In the opinion of associate professor Kirill Koktysh of MGIMO University, the failure of the visit is quite logical in light of the position of France. The analyst stresses that, with regard to its relations with Russia, France has shown the non-independent nature of its foreign policy: “The situation is quite clear. Hollande caved in to the U.S. pressure and was inhospitable. He said that he had nothing to discuss with Putin thus showing his lack of independence and placing himself in a lower weight category. The message was heard in Moscow.”
Georgi Bovt of RIAC describes the situation as a “French demarche” and points out that the West’s standards of behavior towards Russia transgress all conceivable bounds. France obviously resents the veto that Russia imposed in the UN Security Council over its resolution on Syria, which Moscow quite reasonably sees as “revised” by Washington.
Following the foreign policy course of the U.S., the French leadership consciously exacerbated the state of relations by accusing Russia of war crimes in Syria and threatening Russia with a trial in The Hague. Meanwhile, both France and other Western countries prefer to ignore no less “hot” and controversial operations, particularly those in Mosul and Sana, where the U.S.’s ally Saudi Arabia has long been conducting a military operation without any resolutions.
Tensions between Russia and the West
Andrei Sushentsov of MGIMO University and the Valdai Club maintains that, even with events in Syria, the actual level of confrontation has not changed between Russia and the West. Although the mass media now pay more attention to the controversies between Russia and the U.S., thus creating an impression of the coming of the second Cold War, actually it is no more than an illusion.
According to Sushentsov, one can only talk with confidence of another round of opposition over the Syrian crisis, but there is nothing essentially new about that in terms of scale and significance. The current format of the Russian-American dialogue is a “new normal” to which both sides are beginning to adapt. Meanwhile, both the U.S. and Russia believe that time is working for them and prefer to wait without taking any real steps to change the format.
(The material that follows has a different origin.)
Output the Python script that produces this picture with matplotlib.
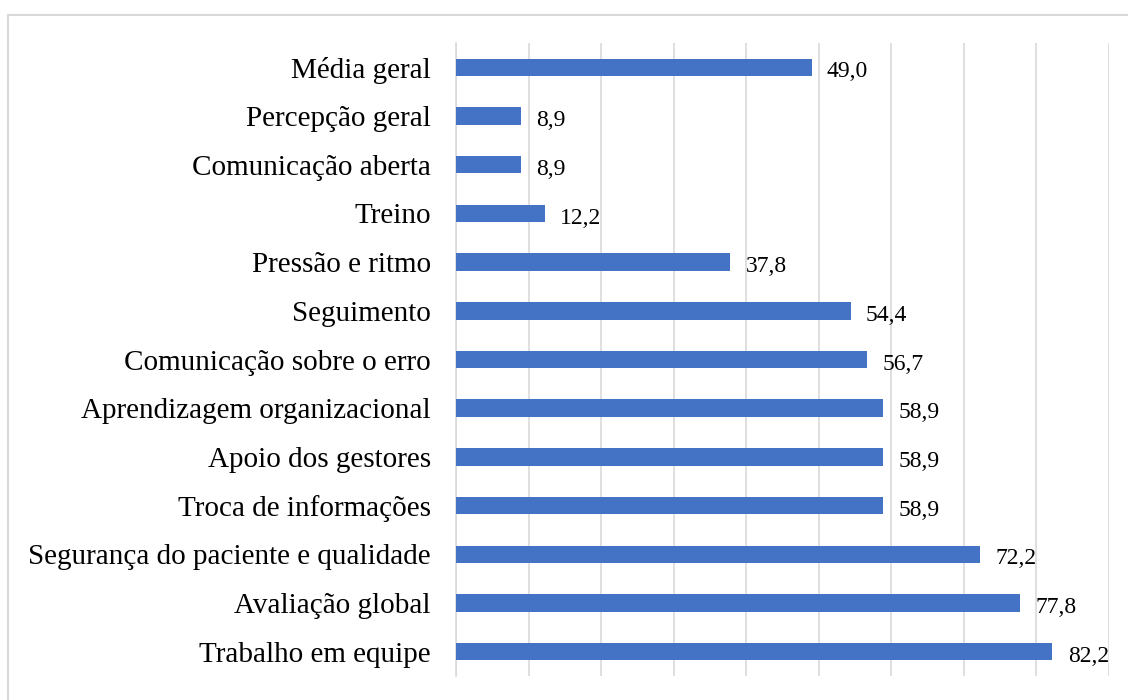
import matplotlib
matplotlib.use("Agg")
import matplotlib.pyplot as plt
from matplotlib.patches import Rectangle

categories = ["Média geral", "Percepção geral", "Comunicação aberta", "Treino",
              "Pressão e ritmo", "Seguimento", "Comunicação sobre o erro",
              "Aprendizagem organizacional", "Apoio dos gestores",
              "Troca de informações", "Segurança do paciente e qualidade",
              "Avaliação global", "Trabalho em equipe"]
values = [49.0, 8.9, 8.9, 12.2, 37.8, 54.4, 56.7, 58.9, 58.9, 58.9, 72.2, 77.8, 82.2]

plt.rcParams['font.family'] = ['Liberation Serif', 'DejaVu Serif']

fig = plt.figure(figsize=(11.28, 7.0), dpi=100)
ax = fig.add_axes([456/1128, 1 - 676/700, (1109 - 456)/1128, (676 - 43)/700])

y = list(range(len(categories)))
ax.barh(y, values, height=0.36, color="#4472C4", zorder=3)
for yi, v in zip(y, values):
    ax.annotate(f"{v:.1f}".replace(".", ","), (v, yi), xytext=(11, -1.5),
                textcoords="offset points", va="center_baseline", ha="left",
                fontsize=17)

ax.set_xlim(0, 90)
ax.set_ylim(len(categories) - 0.5, -0.5)
ax.set_xticks(range(0, 91, 10))
ax.set_xticklabels([])
ax.tick_params(axis="x", length=0)
ax.tick_params(axis="y", length=0, pad=18, labelsize=21)
ax.set_yticks(y)
ax.set_yticklabels(categories)
ax.grid(axis="x", color="#d9d9d9", linewidth=1.2, zorder=0)
for s in ["top", "right", "bottom"]:
    ax.spines[s].set_visible(False)
ax.spines["left"].set_color("#d9d9d9")
ax.spines["left"].set_linewidth(1.2)

fig.patches.append(Rectangle((8/1128, -0.05), 1.2, 1 - 15/700 + 0.05,
                             transform=fig.transFigure, fill=False,
                             edgecolor="#d9d9d9", linewidth=1.5))

fig.savefig("out.png", dpi=100)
Fyodor Lukyanov, head of the Council for Foreign and Defense Policy, believes that the situation is becoming more and more tense, with the greatest threat coming from possible sudden provocations that, in the absence of normally functioning diplomatic channels between the U.S. and Russia, carry maximum risks of escalation.
Europe, which cannot reconcile with its plummeting influence on the international stage, also contributes to this situation. The European countries have long ceased to be independent power centers, but they are not ready to admit it and are willing even to flex their muscles towards Russia in an attempt to prove their significance. Of course, this only aggravates the situation.
In this connection, Lukyanov points out that Moscow’s goals are to “control the confrontation with the West, prevent it from transgressing the bounds of the rational, and at the same time, continue strengthening, by all means, Russia’s positions, relations and reputation in the rest of the world.”
Ivan Timofeev of RIAC sees the relations between Russia and the West through the prism of Russia-NATO interaction. Those relations are “serious but stable,” with a possibility of escalation. Russia and the NATO countries have been moving toward today’s deep crisis for a number of years already and have now reached a critical moment when the greatest danger is represented by the absence of normal channels for dialogue.
Timofeev suggests some measures that could normalize, or at least stabilize, the relationship -- including the continuation of the Russia–NATO Council, dialogue on conventional weapons in Europe, a pause in the expansion of NATO, and promotion of the implementation of the Minsk-2 Agreements.
Alexander Baunov, an analyst of the Carnegie Moscow Center, believes that today’s talk of escalation and crisis in Russian-American relations is due in large part to the presidential race in the U.S. It is through the prism of competition between the candidates for the seat in the White House that the recent outbursts of escalation should be seen.
At that, the expert believes that in any case, the crisis is a deep, long-term one, and Russia is pushing itself into isolation by its own hand. It is also Russia’s fault that the interaction has been led into an impasse from which no way out can be seen yet. “It is not isolation, it is conflict,” summarizes Baunov.